Today he would lay the foundation for his secondary course of action. He felt it would work, but it would not be without hurdles as great or greater than some short-term domestic pain.
As he stood at the water’s edge the voice from behind called again. “General Secretary?”
Wei turned to the
voice, found the man calling out among the phalanx of security guards surrounding him. It was Cha, his secretary.
“It’s time?”
“I just received word. Chairman Su has arrived. We should get back.”
Wei nodded. He would have liked to stay out here all day in his slacks and sleeves. But he had work to do, and this work would not keep.
He began walking up the beach, back to his obligations.
* * *
Wei Zhen Lin entered a small conference room adjacent to his quarters at the resort, and he found Chairman Su Ke Qiang waiting for him.
The two men embraced perfunctorily. Wei felt the collection of medals on General Su’s left breast against his own chest.

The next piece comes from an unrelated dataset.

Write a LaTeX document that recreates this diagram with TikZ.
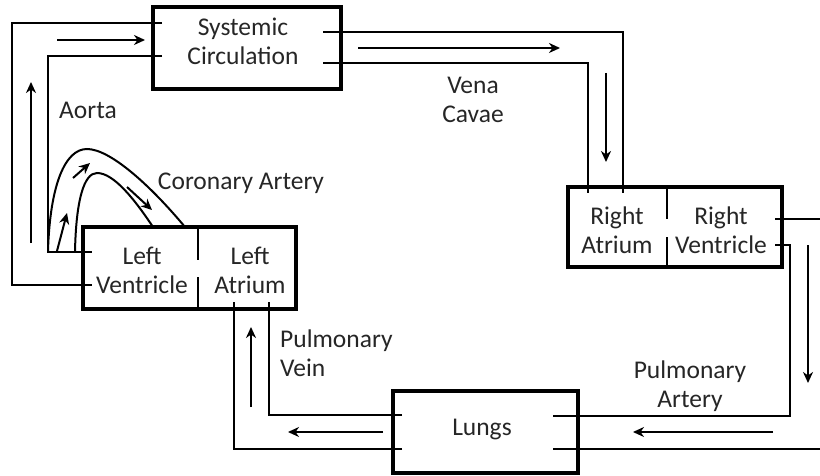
\documentclass[tikz,border=0pt]{standalone}
\usepackage{fontspec}
\setmainfont{Carlito}
\usetikzlibrary{arrows.meta}
\begin{document}
\begin{tikzpicture}[x=1pt,y=-1pt,
  box/.style={draw,line width=3.2pt,inner sep=0pt},
  pipe/.style={line width=2pt},
  flow/.style={line width=2pt,-{Stealth[length=11pt,width=10pt,inset=3.5pt]}},
  lbl/.style={font=\fontsize{25.5}{29}\selectfont,text=black!85,align=center,inner sep=0pt}]
\useasboundingbox (0,0) rectangle (820,476);
% boxes
\node[box,minimum width=188pt,minimum height=82pt] (sys) at (247,48) {};
\node[box,minimum width=213pt,minimum height=82pt] (lh) at (189.5,268) {};
\node[box,minimum width=214pt,minimum height=80pt] (rh) at (675,227) {};
\node[box,minimum width=185pt,minimum height=82pt] (lungs) at (485.5,432) {};
% texts
\node[lbl] (tsys) at (243,41.5) {Systemic\\Circulation};
\node[lbl] (tlv) at (142,270) {Left\\Ventricle};
\node[lbl] (tla) at (250,270) {Left\\Atrium};
\node[lbl] (tra) at (617,230) {Right\\Atrium};
\node[lbl] (trv) at (721,230) {Right\\Ventricle};
\node[lbl] (tlu) at (482,430) {Lungs};
\node[lbl] (aorta) at (88,110) {Aorta};
\node[lbl] (cor) at (241,183) {Coronary Artery};
\node[lbl] (vena) at (473,100) {Vena\\Cavae};
\node[lbl,align=left,anchor=west] (pv) at (280,353) {Pulmonary\\Vein};
\node[lbl] (pa) at (690,386) {Pulmonary\\Artery};
% dividers
\coordinate (lhd1) at (198,227); \coordinate (lhd2) at (198,260);
\coordinate (lhd3) at (198,277); \coordinate (lhd4) at (198,309);
\coordinate (rhd1) at (667,187); \coordinate (rhd2) at (667,219);
\coordinate (rhd3) at (667,237); \coordinate (rhd4) at (667,267);
\draw[line width=2.6pt] (lhd1) -- (lhd2) (lhd3) -- (lhd4);
\draw[line width=2.6pt] (rhd1) -- (rhd2) (rhd3) -- (rhd4);
% aorta
\coordinate (ao1) at (162,23); \coordinate (ao2) at (92,285);
\coordinate (ai1) at (162,56); \coordinate (ai2) at (92,252);
\draw[pipe] (ao1) -- (12,23) -- (12,285) -- (ao2);
\draw[pipe] (ai1) -- (48,56) -- (48,252) -- (ai2);
\coordinate (fa1) at (31,243); \coordinate (fa2) at (31,82);
\draw[flow] (fa1) -- (fa2);
\coordinate (fb1) at (57,40); \coordinate (fb2) at (145,40);
\draw[flow] (fb1) -- (fb2);
% coronary
\draw[pipe] (48,251) .. controls (50,185) and (65,149) .. (87,149)
  .. controls (110,149) and (150,185) .. (185,227);
\draw[pipe] (75,252) .. controls (76,200) and (84,173) .. (97,173)
  .. controls (114,173) and (135,200) .. (153,227);
\draw[flow] (57,251) -- (67,213);
\draw[flow] (73,178) -- (90,163);
\draw[flow] (127,187) -- (152,210);
% vena cavae
\coordinate (vu1) at (323,32); \coordinate (vu2) at (623,193);
\coordinate (vl1) at (323,63); \coordinate (vl2) at (588,193);
\draw[pipe] (vu1) -- (623,32) -- (vu2);
\draw[pipe] (vl1) -- (588,63) -- (vl2);
\coordinate (fc1) at (358,48); \coordinate (fc2) at (560,48);
\draw[flow] (fc1) -- (fc2);
\coordinate (fd1) at (606,73); \coordinate (fd2) at (606,162);
\draw[flow] (fd1) -- (fd2);
% right side
\coordinate (rt1) at (775,219); \coordinate (rt2) at (820,219);
\draw[pipe] (rt1) -- (rt2);
\coordinate (pa1) at (775,245); \coordinate (pa2) at (553,416);
\draw[pipe] (pa1) -- (790,245) -- (790,416) -- (pa2);
\coordinate (lr1) at (553,449); \coordinate (lr2) at (820,449);
\draw[pipe] (lr1) -- (lr2);
\coordinate (fe1) at (808,245); \coordinate (fe2) at (808,383);
\draw[flow] (fe1) -- (fe2);
\coordinate (ff1) at (773,432); \coordinate (ff2) at (633,432);
\draw[flow] (ff1) -- (ff2);
% pulmonary vein
\coordinate (pvu1) at (402,415); \coordinate (pvu2) at (269,302);
\coordinate (pvl1) at (402,449); \coordinate (pvl2) at (234,302);
\draw[pipe] (pvu1) -- (269,415) -- (pvu2);
\draw[pipe] (pvl1) -- (234,449) -- (pvl2);
\coordinate (fg1) at (251,407); \coordinate (fg2) at (251,327);
\draw[flow] (fg1) -- (fg2);
\coordinate (fh1) at (383,432); \coordinate (fh2) at (288,432);
\draw[flow] (fh1) -- (fh2);
\end{tikzpicture}
\end{document}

Wei did not like Su, but he would not be in power without Su. He would likely not be alive without Su.
After their perfunctory embrace, Su smiled and took his seat at a small table adorned with an ornate traditional Chinese tea service. The big general — Su stood over six feet tall — poured tea for both men while their two secretaries took seats against the wall.
“Thank you for staying behind to speak with me,” Wei said.
“Not at all, tongzhi.” Comrade.
It was small talk at first, gossip about the other Standing Committee members and light discussion about the events of the retreat, but soon Wei’s eyes hardened in seriousness. “Comrade, I have tried to make our colleagues see the calamity that is about to transpire if we do not take desperate measures.”
“It has been a difficult week for you. You know that you have the full support of the PLA, and my own personal support, as well.”
Wei smiled. He knew that Su’s support was hardly unconditional. It depended on Wei falling into line.
And Wei was about to do just that. “Tell me about the readiness of your forces.”
“The readiness?”
“Yes. Are we strong? Are we prepared?”
Su’s eyebrows rose. “Prepared for what?”
Wei sighed for a moment. “I tried to set in place difficult but necessary domestic austerity measures. I failed in this endeavor. But if we do nothing at all, by the end of the current five-year plan, China will find itself pushed back a generation or more in its development, we will be thrown from power, and the new leaders will drive us further into the past.”